Se ha construido la figura de una especie de héroe popular. En lo personal, a partir de mi profunda convicción en el valor de la ley y sus instituciones, creo que estamos ante una pedagogía perversa, porque nadie –en cualquier país civilizado y democrático– tiene derecho a caminar por esta ruta.
Una encuesta del Gabinete de Comunicación Estratégica (GCE) revela datos inquietantes: 4 de cada 10 mexicanos opina que los pasajeros hicieron bien al no denunciar al “vengador anónimo”; 48% se hubiera hecho, también, justicia por propia mano; 50% considera que, en caso de ser detenido, el “justiciero” debería ser tratado de manera distinta por las autoridades.
Cuando estudié ciencia política, aprendí el sentido de la expresión “estado de naturaleza”, de Thomas Hobbes. Éste plantea que “cuando los hombres viven sin un poder común que los atemorice a todos, se hallan en una condición o estado que se denomina guerra; una guerra tal que es la de todos contra todos para preservar la vida de cada uno. No hay ley” (Leviatán). Lo único que puede regular las relaciones sociales y llevarlas a la civilidad y la armonía, son las instituciones, es el ejercicio de la legalidad, es la certeza de que el monopolio legítimo de la violencia le corresponde al Estado, no a los particulares, de acuerdo con Max Weber.
Alejandro Hope, experto en temas de seguridad, ha señalado que “La gente se siente desamparada y harta de ser víctima. En ausencia de la autoridad, este tipo de vengadores genera simpatía; es alguien que les defiende”. Estamos viviendo un estado de acelerada descomposición de la seguridad pública. Ello contrasta con un discurso gubernamental que busca posicionar la idea de que el fenómeno delictivo está disminuyendo de manera sostenida. Sin embargo, el día a día en la vida de los mexicanos desmiente esta versión.

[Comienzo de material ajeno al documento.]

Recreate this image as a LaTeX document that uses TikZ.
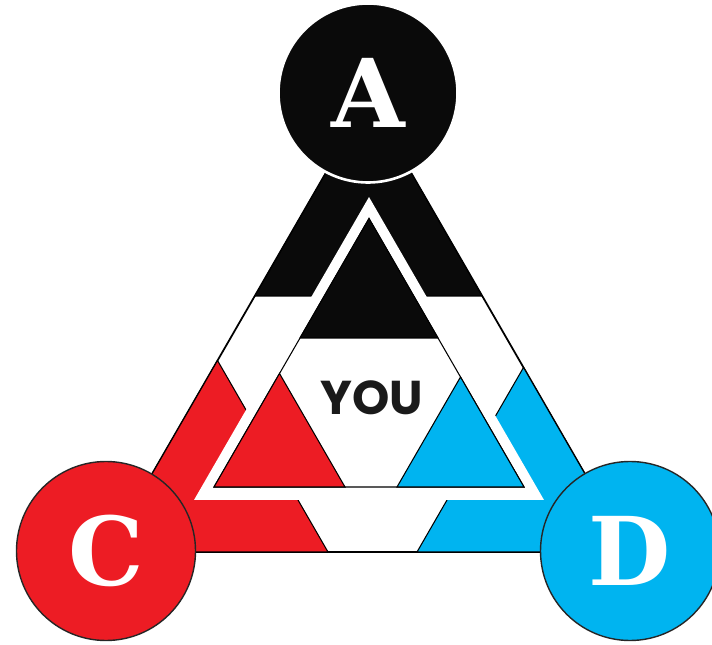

Vivimos una cultura del miedo que mina nuestros derechos ciudadanos, el derecho a transitar, el derecho a la vida y a la propiedad. Es hora de actuar ya, con policías más profesionalizadas y mejor pagadas, con mejores sistemas de inteligencia y sistemas de procuración de justicia confiables. Hoy, el vacío de autoridad lo están llenando los propios ciudadanos con acciones como la del “vengador anónimo”, y eso es inaceptable para nuestra democracia y para nuestro futuro.